WHAT YOU WILL DO
Repeat, exactly and only, the lines from the beginning of the data through the line with "rotor_pos = list(range(0, 361, 3))". Pictures are left out.

INFORMATION SUPPLIED
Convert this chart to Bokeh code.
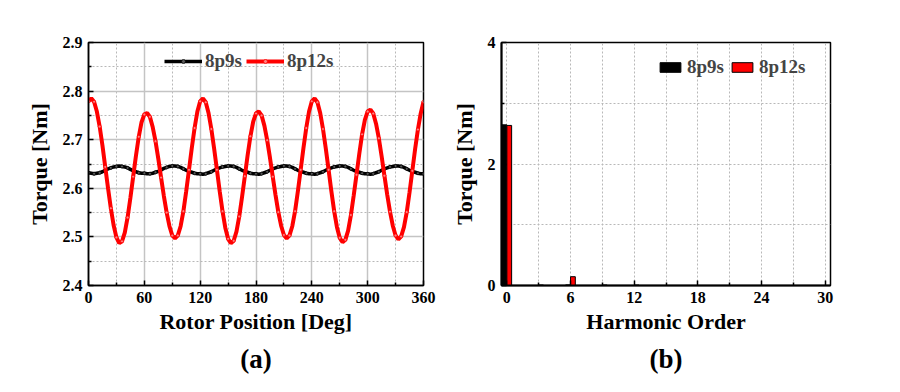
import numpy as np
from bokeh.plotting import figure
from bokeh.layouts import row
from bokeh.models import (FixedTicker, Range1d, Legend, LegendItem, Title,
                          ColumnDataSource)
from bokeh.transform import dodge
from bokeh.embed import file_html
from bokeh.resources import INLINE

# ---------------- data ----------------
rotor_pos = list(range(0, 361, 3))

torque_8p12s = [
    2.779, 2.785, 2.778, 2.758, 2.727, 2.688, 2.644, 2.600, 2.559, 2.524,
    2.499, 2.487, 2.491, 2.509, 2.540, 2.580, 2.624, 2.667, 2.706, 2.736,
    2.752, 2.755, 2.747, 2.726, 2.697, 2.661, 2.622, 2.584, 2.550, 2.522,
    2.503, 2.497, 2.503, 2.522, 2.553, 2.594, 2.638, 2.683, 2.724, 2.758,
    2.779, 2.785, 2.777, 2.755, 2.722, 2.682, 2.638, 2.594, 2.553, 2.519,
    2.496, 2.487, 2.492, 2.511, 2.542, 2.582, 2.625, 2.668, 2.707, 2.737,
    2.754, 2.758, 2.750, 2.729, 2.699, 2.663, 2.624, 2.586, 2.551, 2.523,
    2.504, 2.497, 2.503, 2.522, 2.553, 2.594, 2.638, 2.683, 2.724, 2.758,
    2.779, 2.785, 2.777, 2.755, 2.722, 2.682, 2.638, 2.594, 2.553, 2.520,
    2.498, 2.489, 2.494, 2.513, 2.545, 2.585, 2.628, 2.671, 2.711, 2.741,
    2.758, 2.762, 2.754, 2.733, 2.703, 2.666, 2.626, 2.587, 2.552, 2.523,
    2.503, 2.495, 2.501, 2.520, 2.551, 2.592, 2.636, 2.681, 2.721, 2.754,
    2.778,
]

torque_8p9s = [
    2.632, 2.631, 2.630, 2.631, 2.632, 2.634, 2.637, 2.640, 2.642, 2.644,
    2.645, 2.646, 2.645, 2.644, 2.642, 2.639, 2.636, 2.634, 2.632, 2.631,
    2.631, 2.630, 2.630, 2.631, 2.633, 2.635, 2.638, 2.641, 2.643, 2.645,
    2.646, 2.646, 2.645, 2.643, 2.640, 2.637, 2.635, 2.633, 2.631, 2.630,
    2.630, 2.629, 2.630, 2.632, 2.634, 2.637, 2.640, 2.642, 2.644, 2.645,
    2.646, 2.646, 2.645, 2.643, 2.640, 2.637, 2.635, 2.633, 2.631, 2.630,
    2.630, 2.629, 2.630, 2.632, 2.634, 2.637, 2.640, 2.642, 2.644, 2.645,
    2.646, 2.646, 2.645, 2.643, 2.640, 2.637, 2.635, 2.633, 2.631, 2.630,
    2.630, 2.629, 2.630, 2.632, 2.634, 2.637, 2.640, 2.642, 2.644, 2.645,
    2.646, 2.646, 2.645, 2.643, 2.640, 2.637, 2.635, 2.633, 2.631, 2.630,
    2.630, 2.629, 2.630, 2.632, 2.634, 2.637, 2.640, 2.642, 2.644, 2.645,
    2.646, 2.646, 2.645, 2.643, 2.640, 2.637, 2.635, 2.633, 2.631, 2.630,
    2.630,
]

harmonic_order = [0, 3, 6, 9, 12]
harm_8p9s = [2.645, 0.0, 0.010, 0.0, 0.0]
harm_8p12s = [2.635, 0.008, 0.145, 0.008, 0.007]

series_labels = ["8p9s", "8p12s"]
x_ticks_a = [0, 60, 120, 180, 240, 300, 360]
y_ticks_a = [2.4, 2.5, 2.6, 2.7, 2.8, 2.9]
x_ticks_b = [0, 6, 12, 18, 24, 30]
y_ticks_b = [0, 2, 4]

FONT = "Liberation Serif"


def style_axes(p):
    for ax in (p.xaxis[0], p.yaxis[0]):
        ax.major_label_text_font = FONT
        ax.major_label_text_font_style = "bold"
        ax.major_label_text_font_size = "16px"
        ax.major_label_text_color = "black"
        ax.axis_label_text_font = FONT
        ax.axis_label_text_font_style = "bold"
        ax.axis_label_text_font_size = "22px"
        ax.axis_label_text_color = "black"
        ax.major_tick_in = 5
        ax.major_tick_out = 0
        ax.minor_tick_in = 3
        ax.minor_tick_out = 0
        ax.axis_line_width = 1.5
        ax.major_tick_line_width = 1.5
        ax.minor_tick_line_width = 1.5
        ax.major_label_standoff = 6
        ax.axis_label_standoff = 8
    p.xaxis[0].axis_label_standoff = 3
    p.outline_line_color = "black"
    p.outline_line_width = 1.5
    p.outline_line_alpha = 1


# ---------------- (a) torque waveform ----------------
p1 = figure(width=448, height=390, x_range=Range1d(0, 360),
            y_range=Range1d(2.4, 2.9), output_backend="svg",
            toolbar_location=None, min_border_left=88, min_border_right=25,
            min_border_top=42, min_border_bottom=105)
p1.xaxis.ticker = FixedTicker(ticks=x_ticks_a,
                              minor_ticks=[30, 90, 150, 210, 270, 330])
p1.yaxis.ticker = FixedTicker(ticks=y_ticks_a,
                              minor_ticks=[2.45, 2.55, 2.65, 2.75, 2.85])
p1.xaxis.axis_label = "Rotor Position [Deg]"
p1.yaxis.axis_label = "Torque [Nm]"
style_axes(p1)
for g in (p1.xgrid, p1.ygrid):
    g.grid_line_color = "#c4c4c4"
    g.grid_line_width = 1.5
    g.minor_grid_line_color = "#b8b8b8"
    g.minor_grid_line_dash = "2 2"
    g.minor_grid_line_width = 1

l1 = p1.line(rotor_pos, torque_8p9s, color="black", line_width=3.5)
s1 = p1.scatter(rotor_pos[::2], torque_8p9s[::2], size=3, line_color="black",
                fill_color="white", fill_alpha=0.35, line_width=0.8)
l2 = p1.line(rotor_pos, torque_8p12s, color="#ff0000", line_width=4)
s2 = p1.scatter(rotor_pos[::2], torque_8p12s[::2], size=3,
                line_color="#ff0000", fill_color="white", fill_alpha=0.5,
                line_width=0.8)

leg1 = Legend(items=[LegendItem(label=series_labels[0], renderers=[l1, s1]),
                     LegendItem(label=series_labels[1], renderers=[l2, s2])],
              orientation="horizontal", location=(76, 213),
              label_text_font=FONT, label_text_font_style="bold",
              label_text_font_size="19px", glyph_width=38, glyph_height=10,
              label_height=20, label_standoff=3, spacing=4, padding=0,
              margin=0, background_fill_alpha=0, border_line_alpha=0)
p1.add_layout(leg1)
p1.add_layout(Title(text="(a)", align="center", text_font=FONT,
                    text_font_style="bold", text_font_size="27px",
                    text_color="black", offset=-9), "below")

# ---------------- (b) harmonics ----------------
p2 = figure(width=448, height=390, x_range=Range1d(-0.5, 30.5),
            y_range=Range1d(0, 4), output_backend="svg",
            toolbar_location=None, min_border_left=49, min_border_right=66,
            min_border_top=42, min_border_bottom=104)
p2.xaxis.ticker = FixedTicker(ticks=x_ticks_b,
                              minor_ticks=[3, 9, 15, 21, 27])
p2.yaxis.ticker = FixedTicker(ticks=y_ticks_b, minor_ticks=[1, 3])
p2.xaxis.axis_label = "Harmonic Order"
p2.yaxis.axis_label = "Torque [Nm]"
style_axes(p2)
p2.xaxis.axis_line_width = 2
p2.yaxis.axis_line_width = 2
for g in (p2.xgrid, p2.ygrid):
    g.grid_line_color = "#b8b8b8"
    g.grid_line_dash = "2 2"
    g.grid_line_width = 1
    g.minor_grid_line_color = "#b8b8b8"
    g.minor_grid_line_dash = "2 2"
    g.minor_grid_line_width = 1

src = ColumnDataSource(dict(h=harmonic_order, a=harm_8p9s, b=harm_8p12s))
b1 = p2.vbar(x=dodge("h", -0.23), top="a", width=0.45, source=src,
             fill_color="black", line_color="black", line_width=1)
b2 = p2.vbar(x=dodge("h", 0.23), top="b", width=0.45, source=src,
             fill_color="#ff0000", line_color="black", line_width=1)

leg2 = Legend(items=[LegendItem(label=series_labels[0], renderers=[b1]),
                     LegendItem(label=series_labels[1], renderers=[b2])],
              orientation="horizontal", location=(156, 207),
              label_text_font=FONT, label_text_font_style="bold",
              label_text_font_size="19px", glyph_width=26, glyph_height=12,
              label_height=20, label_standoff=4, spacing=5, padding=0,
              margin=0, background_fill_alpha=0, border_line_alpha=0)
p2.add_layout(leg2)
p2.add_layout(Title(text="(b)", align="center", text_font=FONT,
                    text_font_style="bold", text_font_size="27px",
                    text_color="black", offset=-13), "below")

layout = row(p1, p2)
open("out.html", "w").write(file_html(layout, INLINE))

EXERCISE RESULT
Convert this chart to Bokeh code.
import numpy as np
from bokeh.plotting import figure
from bokeh.layouts import row
from bokeh.models import (FixedTicker, Range1d, Legend, LegendItem, Title,
                          ColumnDataSource)
from bokeh.transform import dodge
from bokeh.embed import file_html
from bokeh.resources import INLINE

# ---------------- data ----------------
rotor_pos = list(range(0, 361, 3))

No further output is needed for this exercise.